School was becoming more and more boring and less and less important to me. I knew that I wanted to be a builder and couldn’t have cared less what a participle phrase was or how it was used.
By the time I was halfway through my senior year, I had had enough. Our school did have a vocational program, but they said that I would have needed to start the program in my junior year—and I wasn’t allowed in.
So I saw no other choice. I dropped out and got my GED. The funny thing was that I went to take the exam the weekend after I dropped out, and they wouldn’t let me! They said that I had to study for it, and I ended up taking the test one month later. Oh—and I passed the test, getting 98% of the questions right, without studying a single minute. Finally, I could go to work as a carpenter full-time!

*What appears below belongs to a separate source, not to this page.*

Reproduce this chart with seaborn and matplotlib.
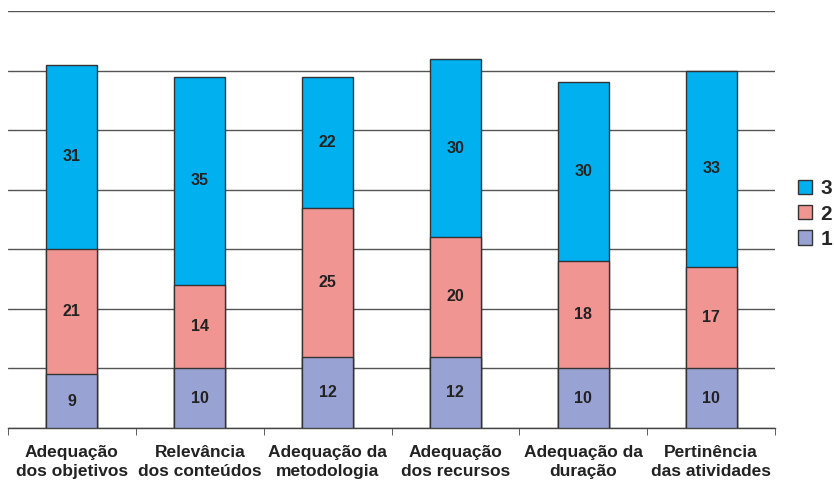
import numpy as np
import pandas as pd
import seaborn as sns
import matplotlib.pyplot as plt
from matplotlib.patches import Patch

# data
categories = ['Adequação\ndos objetivos', 'Relevância\ndos conteúdos', 'Adequação da\nmetodologia',
              'Adequação\ndos recursos', 'Adequação da\nduração', 'Pertinência\ndas atividades']
s1 = [9, 10, 12, 12, 10, 10]
s2 = [21, 14, 25, 20, 18, 17]
s3 = [31, 35, 22, 30, 30, 33]

colors = {'1': '#99A3D3', '2': '#F09592', '3': '#00B0EF'}

sns.set_style('white')
plt.rcParams['font.family'] = ['Liberation Sans', 'DejaVu Sans']

df = pd.DataFrame({'cat': categories, '1': s1, '2': s2, '3': s3})
df['c12'] = df['1'] + df['2']
df['c123'] = df['c12'] + df['3']

fig = plt.figure(figsize=(8.34, 4.86), dpi=100)
ax = fig.add_axes([8/834, 58/486, 767/834, 417/486])

# stacked bars: draw cumulative totals from back to front
for col, key in [('c123', '3'), ('c12', '2'), ('1', '1')]:
    sns.barplot(data=df, x='cat', y=col, color=colors[key], saturation=1,
                width=0.4, edgecolor='#333333', linewidth=1, ax=ax, zorder=3)

# segment labels
for i in range(len(categories)):
    bottoms = [0, s1[i], s1[i] + s2[i]]
    for b, v in zip(bottoms, [s1[i], s2[i], s3[i]]):
        ax.text(i, b + v / 2, str(v), ha='center', va='center',
                fontsize=11.5, fontweight='bold', color='#222222', zorder=5)

ax.set_ylim(0, 70)
ax.set_xlim(-0.5, 5.5)
ax.set_yticks(np.arange(0, 71, 10))
ax.set_yticklabels([])
ax.yaxis.grid(True, color='#555555', linewidth=1)
ax.set_axisbelow(True)
ax.set_xlabel('')
ax.set_ylabel('')
for s in ['left', 'right', 'top']:
    ax.spines[s].set_visible(False)
ax.spines['bottom'].set_color('#444444')
ax.spines['bottom'].set_linewidth(1)

ax.set_xticks(np.arange(-0.5, 6, 1), minor=True)
ax.tick_params(axis='x', which='minor', length=5, color='#444444', direction='out', bottom=True)
ax.tick_params(axis='x', which='major', length=0, pad=12)
ax.tick_params(axis='y', length=0)
for lab in ax.get_xticklabels():
    lab.set_fontsize(12.5)
    lab.set_fontweight('bold')
    lab.set_color('#222222')
    lab.set_linespacing(1.4)

handles = [Patch(facecolor=colors[k], edgecolor='#333333', label=k) for k in ['3', '2', '1']]
leg = fig.legend(handles=handles, loc='center left', bbox_to_anchor=(779/834, 1 - 214/486),
                 frameon=False, handlelength=0.7, handleheight=0.7, handletextpad=0.4,
                 labelspacing=0.3, prop={'size': 15, 'weight': 'bold'})

fig.savefig('out.png', dpi=100)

I spent the next five years working for a few different contractors, learning the trade. Each contractor had their way of doing things, but there was one in particular—Mark Gardner—who I feel taught me the most important lesson.
He taught me to always visualize the finished product and work backward from that image in order to figure out where to begin.

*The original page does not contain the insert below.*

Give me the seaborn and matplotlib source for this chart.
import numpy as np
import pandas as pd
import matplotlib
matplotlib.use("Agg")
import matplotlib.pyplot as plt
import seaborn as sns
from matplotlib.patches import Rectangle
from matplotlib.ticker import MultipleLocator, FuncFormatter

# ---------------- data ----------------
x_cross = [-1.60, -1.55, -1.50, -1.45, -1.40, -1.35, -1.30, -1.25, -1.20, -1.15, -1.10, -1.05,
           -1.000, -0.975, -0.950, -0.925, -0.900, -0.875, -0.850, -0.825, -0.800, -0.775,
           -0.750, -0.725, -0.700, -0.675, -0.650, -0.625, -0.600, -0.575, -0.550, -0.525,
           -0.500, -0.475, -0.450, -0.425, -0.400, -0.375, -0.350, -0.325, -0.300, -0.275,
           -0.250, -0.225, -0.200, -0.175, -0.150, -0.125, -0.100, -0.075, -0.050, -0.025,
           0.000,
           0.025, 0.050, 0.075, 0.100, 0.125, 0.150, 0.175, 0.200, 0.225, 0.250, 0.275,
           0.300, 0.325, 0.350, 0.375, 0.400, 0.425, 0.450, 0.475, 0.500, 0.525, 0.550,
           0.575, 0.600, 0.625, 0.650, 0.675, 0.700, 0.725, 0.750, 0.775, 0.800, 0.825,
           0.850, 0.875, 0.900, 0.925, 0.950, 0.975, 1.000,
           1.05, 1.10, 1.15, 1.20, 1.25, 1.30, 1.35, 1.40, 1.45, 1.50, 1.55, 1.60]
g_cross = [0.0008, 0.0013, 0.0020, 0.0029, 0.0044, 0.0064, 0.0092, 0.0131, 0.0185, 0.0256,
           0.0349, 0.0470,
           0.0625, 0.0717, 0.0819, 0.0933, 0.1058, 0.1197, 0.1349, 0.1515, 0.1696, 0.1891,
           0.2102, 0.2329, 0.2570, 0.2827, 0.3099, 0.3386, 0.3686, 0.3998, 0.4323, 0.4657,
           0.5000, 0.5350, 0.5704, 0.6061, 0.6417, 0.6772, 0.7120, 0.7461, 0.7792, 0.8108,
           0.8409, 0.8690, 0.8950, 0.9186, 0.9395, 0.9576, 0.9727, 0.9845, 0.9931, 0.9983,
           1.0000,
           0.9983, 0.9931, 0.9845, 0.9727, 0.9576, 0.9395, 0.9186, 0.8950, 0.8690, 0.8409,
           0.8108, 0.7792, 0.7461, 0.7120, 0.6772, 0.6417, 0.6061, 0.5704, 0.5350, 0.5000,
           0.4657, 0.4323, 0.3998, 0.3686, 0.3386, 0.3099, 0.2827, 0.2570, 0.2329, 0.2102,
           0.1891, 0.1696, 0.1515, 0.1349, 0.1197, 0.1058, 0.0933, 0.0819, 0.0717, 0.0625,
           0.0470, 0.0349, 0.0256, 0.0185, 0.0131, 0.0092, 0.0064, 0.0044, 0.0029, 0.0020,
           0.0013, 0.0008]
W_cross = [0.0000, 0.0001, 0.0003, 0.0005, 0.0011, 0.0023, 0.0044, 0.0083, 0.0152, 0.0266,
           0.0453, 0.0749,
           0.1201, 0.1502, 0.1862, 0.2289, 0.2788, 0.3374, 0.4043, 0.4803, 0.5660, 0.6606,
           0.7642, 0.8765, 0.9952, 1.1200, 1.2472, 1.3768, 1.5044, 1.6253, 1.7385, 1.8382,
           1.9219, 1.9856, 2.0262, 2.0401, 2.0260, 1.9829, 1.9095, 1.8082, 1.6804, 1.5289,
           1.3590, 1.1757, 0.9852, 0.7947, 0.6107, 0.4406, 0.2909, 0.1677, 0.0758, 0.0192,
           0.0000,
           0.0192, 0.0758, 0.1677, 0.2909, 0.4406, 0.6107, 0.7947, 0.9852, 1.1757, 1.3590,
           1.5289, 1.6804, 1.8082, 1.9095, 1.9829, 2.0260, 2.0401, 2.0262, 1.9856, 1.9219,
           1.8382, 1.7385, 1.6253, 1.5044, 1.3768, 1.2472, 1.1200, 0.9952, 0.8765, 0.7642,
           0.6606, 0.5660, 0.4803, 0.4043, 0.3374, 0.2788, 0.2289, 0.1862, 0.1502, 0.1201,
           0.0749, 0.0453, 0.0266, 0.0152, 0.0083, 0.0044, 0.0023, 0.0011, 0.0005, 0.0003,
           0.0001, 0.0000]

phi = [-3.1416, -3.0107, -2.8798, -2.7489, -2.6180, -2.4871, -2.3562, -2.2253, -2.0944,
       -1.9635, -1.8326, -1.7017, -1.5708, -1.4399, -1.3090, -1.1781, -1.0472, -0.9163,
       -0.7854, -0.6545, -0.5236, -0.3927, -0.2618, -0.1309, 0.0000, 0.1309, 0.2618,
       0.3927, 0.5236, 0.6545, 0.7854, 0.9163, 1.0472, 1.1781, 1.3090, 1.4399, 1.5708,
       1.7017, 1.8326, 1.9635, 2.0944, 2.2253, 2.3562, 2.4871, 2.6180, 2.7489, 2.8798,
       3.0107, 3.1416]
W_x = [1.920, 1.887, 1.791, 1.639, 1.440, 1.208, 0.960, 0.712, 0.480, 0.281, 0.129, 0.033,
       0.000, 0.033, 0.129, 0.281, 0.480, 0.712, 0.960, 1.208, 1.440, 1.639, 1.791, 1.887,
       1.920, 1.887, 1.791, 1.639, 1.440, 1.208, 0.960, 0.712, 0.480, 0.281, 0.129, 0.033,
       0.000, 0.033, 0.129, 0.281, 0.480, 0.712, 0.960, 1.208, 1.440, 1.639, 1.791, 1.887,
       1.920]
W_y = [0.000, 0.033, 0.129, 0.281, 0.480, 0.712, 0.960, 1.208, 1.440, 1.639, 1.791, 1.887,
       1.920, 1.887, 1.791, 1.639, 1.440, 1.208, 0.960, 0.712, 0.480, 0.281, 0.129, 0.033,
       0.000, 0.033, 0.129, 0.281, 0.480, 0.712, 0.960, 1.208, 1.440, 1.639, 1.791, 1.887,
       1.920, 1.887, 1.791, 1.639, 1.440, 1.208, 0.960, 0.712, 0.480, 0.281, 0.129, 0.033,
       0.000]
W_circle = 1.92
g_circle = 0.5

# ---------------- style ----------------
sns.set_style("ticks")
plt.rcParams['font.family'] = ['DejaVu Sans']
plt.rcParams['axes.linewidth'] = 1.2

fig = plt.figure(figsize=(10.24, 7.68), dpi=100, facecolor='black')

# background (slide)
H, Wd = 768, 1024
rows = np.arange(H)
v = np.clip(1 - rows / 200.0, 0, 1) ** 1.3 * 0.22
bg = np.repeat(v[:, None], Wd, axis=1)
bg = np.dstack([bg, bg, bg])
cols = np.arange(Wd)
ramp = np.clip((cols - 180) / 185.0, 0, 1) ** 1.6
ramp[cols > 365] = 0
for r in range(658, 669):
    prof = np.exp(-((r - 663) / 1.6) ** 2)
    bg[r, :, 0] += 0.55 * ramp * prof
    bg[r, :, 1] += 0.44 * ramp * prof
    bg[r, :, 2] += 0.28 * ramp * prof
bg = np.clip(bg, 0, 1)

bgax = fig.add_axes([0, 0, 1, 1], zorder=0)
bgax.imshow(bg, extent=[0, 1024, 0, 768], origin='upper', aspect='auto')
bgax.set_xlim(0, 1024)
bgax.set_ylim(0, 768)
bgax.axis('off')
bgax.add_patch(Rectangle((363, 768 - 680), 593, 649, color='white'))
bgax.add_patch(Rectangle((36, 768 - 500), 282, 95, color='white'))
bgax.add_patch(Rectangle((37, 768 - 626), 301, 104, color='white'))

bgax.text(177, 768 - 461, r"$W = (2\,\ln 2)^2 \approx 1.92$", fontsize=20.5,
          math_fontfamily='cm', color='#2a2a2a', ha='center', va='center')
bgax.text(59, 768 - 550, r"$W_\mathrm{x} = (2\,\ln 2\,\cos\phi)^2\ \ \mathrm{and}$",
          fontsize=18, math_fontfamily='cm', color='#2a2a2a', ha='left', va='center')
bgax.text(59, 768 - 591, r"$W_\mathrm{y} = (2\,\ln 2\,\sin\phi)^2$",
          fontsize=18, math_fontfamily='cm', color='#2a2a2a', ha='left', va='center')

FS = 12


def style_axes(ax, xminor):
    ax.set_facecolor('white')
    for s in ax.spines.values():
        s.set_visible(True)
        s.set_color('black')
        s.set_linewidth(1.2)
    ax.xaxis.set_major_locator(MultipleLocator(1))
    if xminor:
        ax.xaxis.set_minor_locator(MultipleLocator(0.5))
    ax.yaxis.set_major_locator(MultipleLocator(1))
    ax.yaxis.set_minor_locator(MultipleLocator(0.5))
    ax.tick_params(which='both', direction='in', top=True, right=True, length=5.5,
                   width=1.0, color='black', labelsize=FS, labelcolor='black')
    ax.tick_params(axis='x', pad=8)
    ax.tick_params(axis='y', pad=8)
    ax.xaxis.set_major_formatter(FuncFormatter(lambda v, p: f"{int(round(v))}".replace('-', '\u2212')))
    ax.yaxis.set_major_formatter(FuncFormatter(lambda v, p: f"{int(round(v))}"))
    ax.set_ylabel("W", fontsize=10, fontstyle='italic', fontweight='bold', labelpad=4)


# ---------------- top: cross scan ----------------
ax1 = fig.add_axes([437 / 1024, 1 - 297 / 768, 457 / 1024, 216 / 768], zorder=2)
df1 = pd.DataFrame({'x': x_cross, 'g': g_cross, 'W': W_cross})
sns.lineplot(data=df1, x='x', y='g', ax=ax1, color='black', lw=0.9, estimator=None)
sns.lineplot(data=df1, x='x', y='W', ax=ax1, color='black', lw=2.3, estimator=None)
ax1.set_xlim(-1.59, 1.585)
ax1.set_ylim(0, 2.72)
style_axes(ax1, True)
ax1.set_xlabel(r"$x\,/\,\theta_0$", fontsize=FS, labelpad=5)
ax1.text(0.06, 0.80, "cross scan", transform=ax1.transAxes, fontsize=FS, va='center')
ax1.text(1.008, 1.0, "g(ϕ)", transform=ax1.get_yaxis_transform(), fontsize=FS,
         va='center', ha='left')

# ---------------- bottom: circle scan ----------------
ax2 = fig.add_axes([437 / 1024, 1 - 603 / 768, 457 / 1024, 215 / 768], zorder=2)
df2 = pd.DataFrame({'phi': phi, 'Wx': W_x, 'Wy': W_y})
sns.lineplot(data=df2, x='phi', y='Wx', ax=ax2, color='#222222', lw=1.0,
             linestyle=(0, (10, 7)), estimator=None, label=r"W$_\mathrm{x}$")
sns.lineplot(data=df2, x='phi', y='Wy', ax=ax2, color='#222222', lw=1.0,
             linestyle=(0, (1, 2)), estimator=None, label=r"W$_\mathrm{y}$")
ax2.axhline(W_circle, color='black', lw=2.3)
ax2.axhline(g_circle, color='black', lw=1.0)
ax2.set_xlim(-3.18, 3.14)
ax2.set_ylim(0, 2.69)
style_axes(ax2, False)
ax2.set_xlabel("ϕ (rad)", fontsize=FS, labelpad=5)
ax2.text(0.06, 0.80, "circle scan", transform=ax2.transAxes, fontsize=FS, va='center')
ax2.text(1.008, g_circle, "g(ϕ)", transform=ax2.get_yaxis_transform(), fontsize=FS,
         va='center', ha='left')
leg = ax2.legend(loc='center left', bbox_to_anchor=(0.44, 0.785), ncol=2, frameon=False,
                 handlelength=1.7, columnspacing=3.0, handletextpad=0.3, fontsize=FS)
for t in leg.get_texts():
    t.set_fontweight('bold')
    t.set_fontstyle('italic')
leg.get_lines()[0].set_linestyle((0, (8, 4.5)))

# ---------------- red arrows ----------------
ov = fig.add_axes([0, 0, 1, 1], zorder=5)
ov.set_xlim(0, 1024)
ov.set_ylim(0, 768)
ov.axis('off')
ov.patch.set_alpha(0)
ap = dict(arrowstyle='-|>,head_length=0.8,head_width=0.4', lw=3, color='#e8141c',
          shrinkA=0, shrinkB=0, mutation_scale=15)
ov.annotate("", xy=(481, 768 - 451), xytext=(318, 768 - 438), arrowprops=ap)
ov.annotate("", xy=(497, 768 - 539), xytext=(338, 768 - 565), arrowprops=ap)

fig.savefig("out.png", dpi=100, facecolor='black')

To this day, I can stand at the edge of an empty field and visualize the driveway leading up to a new home. In my mind, I can travel up the steps, through the front door into the foyer—and from there, my mind’s the limit!

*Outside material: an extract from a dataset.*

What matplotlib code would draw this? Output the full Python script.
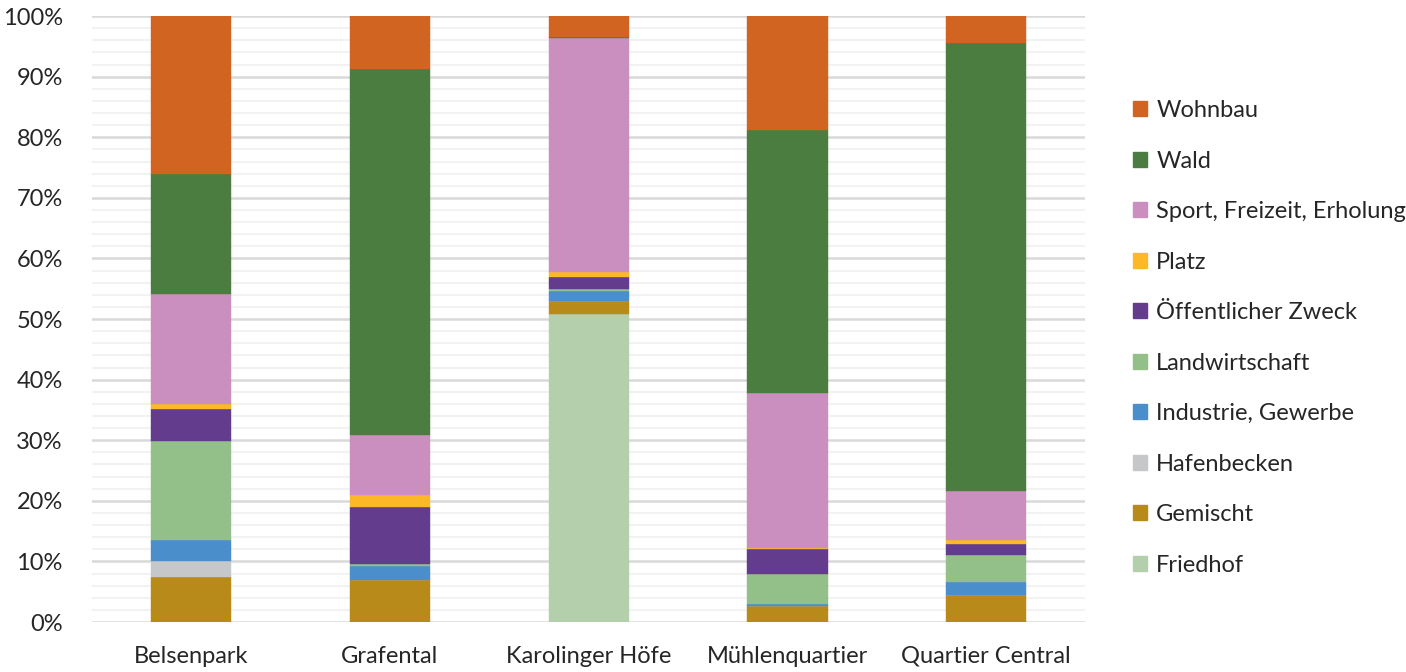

I worked with Mark for two years until he decided to retire as a general contractor and build only custom cabinets part-time in his Norm Abram-caliber workshop.
During the time I spent working with him, not only did I discover that I was actually going to make it in this business—but I was really good at it!
Flash forward ten years.
I found myself in Austin, Texas, where—unlike in the Northeast—builders could work year-round in the more-than-moderate climate.
It was 6:30 a.m. on a Saturday morning, and I was on my way to pick up one of my helpers to head to work. The roads, as usual, were fairly empty. I exited Interstate 35 and was driving on the frontage road in the left lane when a woman in a minivan decided to make a U-turn from the center lane!
The next thing I knew, I was swerving to miss hitting her in the driver’s door—which would have surely killed her, since I was going 55 mph in a double-cab, one-ton pickup truck loaded with equipment and 110 gallons of diesel fuel.
My effort to save her life nearly ended up taking my own.
I just caught the end of her bumper, went over the curb, and then hit a 3’ x 5’ concrete column that holds up the expressway—head-on.
The result was: a broken cheekbone and nose, a broken sternum, a dislocated shoulder, and more importantly, a broken hip socket.
This left me out of work and bedridden for over three months. Since I was self-employed and without insurance, it was totally devastating.
A couple of weeks later, after the swelling had gone down and I had gotten sick of watching daytime shows like Montel, Jerry Springer, and Judge Judy, I had my soon-to-be wife go out and pick me up my first “real” computer.
(I say “real” because I had a Commodore 64 from Radio Shack several years earlier, but didn’t really know how to use it.)
Once I got the computer set up and connected to the internet, I began to surf the web blindly, clicking on links at random. Then one day, I came across a bulletin board (now called forums), and little did I know—that visit would change my life.
I was reading a thread that explained: if you right-click on a web page and choose “View Source” from the menu, you could see the code that makes the page “work.”
WOW!! Now that was cool.
As a “builder,” I found that VERY interesting—and the next thing I knew, I was no longer surfing blindly. Instead, I was exploring the internet looking for websites that intrigued me—not so much for how they looked, but how they functioned.